Whenever I restart my cluster completely, do a rolling restart or a node simply disconnects from the cluster due to a network hickup a lengthy recovery process is started that can take multiple hours to complete. All shards in the (restarting / recovering) node become unassigned and once the node is back online are reassigned or 'initialized' few at a time. The cluster state is yellow at this time because there remain enough replicas to keep up the service.
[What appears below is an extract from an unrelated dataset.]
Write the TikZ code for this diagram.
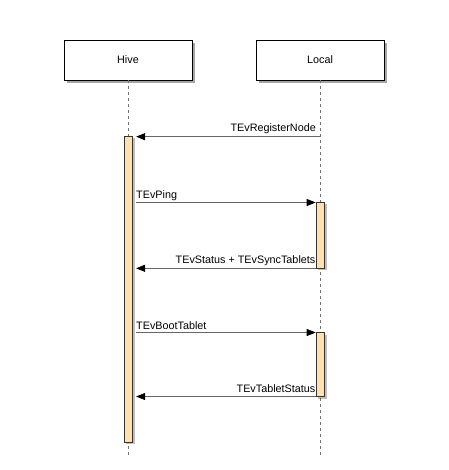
\documentclass[tikz,border=0pt]{standalone}
\usepackage{fontspec}
\setmainfont{Liberation Sans}
\usetikzlibrary{arrows.meta,shadows}
\begin{document}
\begin{tikzpicture}[x=1pt,y=1pt,
  font=\fontsize{10.8}{12}\selectfont,
  actor/.style={draw=black,line width=0.8pt,fill=white,minimum width=128pt,minimum height=40pt,inner sep=0pt,
    drop shadow={shadow xshift=3pt,shadow yshift=-3pt,fill=black,opacity=0.35}},
  actbar/.style={draw=black!80,line width=0.7pt,fill=actfill,minimum width=8.5pt,inner sep=0pt,
    drop shadow={shadow xshift=2pt,shadow yshift=-2pt,fill=black,opacity=0.25}},
  life/.style={draw=black!55,dash pattern=on 3pt off 3pt,line width=0.7pt},
  msg/.style={draw=black!60,line width=0.7pt,-{Triangle[length=9pt,width=7pt,color=black,fill=black]}},
  lbl/.style={inner sep=0pt,text=black}]
\definecolor{actfill}{HTML}{FFE1B0}
\useasboundingbox (0,0) rectangle (448,-470);
\node[actor] (hive) at (128,-60) {Hive};
\node[actor] (local) at (320,-60) {Local};
\coordinate (hend) at (128,-456);
\coordinate (lend) at (320,-456);
\draw[life] (hive.south) -- (hend);
\draw[life] (local.south) -- (lend);
\node[actbar,minimum height=306pt] (hb) at (128.5,-289) {};
\node[actbar,minimum height=66pt] (lb1) at (320.3,-235.3) {};
\node[actbar,minimum height=64pt] (lb2) at (320.3,-364.5) {};
% messages
\coordinate (m1) at (320,-136.7);
\draw[msg,shorten >=3pt] (m1) -- (hb.east |- m1);
\node[lbl,anchor=base east] (t1) at (316,-131.5) {TEvRegisterNode};
\coordinate (m2) at (136,-202.5);
\draw[msg] (m2) -- (lb1.west |- m2);
\node[lbl,anchor=base west] (t2) at (136,-198.3) {TEvPing};
\coordinate (m3) at (316,-268.3);
\draw[msg,shorten >=3pt] (lb1.west |- m3) -- (hb.east |- m3);
\node[lbl,anchor=base east] (t3) at (315.5,-263.5) {TEvStatus + TEvSyncTablets};
\coordinate (m4) at (136,-332.5);
\draw[msg] (m4) -- (lb2.west |- m4);
\node[lbl,anchor=base west] (t4) at (136,-329.5) {TEvBootTablet};
\coordinate (m5) at (316,-396.5);
\draw[msg,shorten >=3pt] (lb2.west |- m5) -- (hb.east |- m5);
\node[lbl,anchor=base east] (t5) at (315.5,-392.8) {TEvTabletStatus};
\end{tikzpicture}
\end{document}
However, during this time, creating indices or updating mappings of existing indices often hit a 30s timeout with the following message:
Caused by: java.io.IOException: listener timeout after waiting for [30000] ms
Our application updates the mappings of all indices on start up, meaning that if we ever need to restart both our ES cluster and application we have an outage of multiple hours!
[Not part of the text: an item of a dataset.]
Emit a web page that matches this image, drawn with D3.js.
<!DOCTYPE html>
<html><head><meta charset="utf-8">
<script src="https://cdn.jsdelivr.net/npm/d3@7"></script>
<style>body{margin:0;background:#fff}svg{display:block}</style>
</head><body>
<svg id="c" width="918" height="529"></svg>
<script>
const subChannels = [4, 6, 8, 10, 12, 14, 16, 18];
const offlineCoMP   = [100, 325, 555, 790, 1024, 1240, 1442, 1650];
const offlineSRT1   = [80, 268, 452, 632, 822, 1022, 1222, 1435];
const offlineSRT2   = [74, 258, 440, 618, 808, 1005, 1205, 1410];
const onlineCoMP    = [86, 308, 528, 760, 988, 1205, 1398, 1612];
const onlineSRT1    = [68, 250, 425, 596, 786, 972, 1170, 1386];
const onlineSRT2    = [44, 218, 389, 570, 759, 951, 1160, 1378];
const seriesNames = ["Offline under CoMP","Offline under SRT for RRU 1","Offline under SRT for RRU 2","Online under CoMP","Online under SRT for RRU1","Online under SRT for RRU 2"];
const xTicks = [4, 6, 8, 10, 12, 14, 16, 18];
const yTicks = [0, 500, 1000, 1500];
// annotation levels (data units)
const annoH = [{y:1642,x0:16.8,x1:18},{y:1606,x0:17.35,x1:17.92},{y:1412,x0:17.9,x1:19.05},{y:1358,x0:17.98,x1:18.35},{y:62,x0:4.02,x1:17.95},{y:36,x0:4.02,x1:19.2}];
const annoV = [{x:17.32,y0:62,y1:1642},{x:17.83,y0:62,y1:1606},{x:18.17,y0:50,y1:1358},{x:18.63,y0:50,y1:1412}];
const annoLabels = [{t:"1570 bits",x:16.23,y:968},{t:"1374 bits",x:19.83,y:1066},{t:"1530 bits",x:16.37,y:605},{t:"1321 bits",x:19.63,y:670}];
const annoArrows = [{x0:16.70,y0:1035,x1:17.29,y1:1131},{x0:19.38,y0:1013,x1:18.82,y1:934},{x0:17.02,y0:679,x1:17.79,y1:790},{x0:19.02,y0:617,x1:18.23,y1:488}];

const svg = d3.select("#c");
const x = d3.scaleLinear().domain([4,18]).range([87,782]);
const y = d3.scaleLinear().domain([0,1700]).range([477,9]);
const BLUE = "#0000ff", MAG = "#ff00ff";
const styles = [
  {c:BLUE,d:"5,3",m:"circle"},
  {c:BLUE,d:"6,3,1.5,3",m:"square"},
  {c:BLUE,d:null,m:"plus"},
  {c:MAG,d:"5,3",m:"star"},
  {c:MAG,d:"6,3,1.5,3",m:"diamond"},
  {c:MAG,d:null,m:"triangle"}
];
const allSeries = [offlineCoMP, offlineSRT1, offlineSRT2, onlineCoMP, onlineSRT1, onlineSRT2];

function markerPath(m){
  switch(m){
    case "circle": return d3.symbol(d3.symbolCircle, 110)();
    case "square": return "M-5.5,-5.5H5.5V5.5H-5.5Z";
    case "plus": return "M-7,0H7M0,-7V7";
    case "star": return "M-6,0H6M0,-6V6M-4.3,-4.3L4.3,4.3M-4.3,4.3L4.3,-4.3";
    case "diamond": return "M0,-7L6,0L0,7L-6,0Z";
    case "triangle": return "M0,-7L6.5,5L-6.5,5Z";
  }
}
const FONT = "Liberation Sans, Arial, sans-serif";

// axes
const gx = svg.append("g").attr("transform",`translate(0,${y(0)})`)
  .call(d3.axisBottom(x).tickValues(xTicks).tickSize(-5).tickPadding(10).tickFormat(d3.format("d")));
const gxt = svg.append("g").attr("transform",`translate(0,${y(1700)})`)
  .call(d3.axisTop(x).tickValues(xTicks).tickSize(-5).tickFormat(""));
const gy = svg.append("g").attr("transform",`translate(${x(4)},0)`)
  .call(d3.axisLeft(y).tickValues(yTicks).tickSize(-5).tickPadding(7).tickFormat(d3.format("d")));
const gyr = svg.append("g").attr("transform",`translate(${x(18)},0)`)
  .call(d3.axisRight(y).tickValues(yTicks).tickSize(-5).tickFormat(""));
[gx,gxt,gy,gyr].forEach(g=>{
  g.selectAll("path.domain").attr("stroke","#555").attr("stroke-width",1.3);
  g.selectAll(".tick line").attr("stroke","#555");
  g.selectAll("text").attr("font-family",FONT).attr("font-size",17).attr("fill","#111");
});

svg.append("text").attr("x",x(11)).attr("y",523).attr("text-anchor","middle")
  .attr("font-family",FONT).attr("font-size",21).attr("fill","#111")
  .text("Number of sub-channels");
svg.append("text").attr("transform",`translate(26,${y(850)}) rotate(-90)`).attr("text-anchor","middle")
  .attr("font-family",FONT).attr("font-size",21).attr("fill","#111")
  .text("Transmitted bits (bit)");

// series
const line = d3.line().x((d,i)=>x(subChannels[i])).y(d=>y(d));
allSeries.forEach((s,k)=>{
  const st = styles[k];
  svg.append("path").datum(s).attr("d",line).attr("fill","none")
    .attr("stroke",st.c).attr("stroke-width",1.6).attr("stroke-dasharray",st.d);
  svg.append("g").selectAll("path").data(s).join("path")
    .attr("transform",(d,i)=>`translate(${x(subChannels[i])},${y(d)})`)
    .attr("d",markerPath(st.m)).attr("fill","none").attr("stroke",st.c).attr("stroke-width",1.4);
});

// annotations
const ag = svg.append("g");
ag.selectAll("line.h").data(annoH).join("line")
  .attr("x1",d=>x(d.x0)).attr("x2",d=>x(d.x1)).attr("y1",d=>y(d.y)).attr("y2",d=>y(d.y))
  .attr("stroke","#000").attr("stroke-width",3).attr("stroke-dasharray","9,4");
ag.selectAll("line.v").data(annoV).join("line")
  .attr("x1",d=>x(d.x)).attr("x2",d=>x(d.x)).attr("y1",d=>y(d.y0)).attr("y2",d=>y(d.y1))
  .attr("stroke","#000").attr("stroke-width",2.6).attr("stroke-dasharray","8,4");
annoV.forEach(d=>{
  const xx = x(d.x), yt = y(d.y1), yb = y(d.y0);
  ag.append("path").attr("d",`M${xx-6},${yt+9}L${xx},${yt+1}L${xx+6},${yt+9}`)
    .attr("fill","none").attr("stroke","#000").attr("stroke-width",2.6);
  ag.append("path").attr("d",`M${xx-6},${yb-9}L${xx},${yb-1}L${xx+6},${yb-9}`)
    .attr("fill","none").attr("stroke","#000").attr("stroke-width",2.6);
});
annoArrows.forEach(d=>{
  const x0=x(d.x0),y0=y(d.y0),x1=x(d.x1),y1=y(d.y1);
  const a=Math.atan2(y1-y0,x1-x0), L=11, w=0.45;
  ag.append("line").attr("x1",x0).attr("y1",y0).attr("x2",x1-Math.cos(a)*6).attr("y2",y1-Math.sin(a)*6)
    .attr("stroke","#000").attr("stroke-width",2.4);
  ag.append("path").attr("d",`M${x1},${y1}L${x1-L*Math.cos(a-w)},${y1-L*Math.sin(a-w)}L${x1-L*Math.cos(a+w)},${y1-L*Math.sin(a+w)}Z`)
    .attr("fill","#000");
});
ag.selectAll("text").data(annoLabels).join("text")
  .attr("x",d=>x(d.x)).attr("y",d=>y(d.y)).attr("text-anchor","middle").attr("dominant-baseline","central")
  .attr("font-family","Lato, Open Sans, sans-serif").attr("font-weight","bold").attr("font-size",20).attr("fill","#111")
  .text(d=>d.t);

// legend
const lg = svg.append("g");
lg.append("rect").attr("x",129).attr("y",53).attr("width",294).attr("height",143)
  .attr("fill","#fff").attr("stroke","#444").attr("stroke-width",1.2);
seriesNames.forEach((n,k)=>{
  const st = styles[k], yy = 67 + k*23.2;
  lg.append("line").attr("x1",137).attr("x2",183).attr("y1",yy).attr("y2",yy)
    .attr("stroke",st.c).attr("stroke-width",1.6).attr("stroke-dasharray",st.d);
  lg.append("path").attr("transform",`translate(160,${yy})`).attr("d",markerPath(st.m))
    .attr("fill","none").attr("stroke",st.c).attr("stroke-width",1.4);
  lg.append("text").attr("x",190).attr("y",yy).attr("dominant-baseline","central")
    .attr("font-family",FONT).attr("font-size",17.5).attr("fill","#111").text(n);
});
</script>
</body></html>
We have the following cluster setup in one of our production environments:
- ElasticSearch 6.2.4
- 250 indices * 20 shards * 3 replicas = ~15k shards
- 3 dedicated master eligible nodes
- 8 data nodes \w 10 CPU cores, 36GB mem of which 12GB heap
- Spread over 4 hypervisors with local SSD storage
- 150M documents @ ~2 TB, including all replicas
- Index size varies between empty and 100GB
My cluster state size (compressed) is about 1MB, according to _cluster/state/master_node/
: "compressed_size_in_bytes": 846247
.
Indices are static and per-customer. Size of index varies greatly between customers. Index mapping are fairly complex with 100-1000 fields per index, including many nested fields. Dynamic index- and mapping creation is disabled. Each index has its own unique mapping maintained by our application.
I am not sure where these timeouts are coming from. When monitoring the load, everything seems well within normal and no single machine is completely overloaded. This is with nearly all settings on their default values.
I was able to tweak the recovery speed slightly using indices.recovery.max_bytes_per_sec=200mb
(up from 40mb) and cluster.routing.allocation.node_concurrent_recoveries=8
(up from 2) which does bring the entire cluster into very high load. This, however, does not seems to affect the timeouts on mapping updates.
What can I do to make sure that my cluster remains functional in its yellow state? Are there ways to reduce the time it need to recover? Why does it take so long to 'initialize' shards to the same node that already has them, but just disconnected or restarted for a few moments? Why won't the cluster process my update mapping and time out? What is actually keeping the cluster so busy at this time, as load on all nodes doesn't show anything shocking.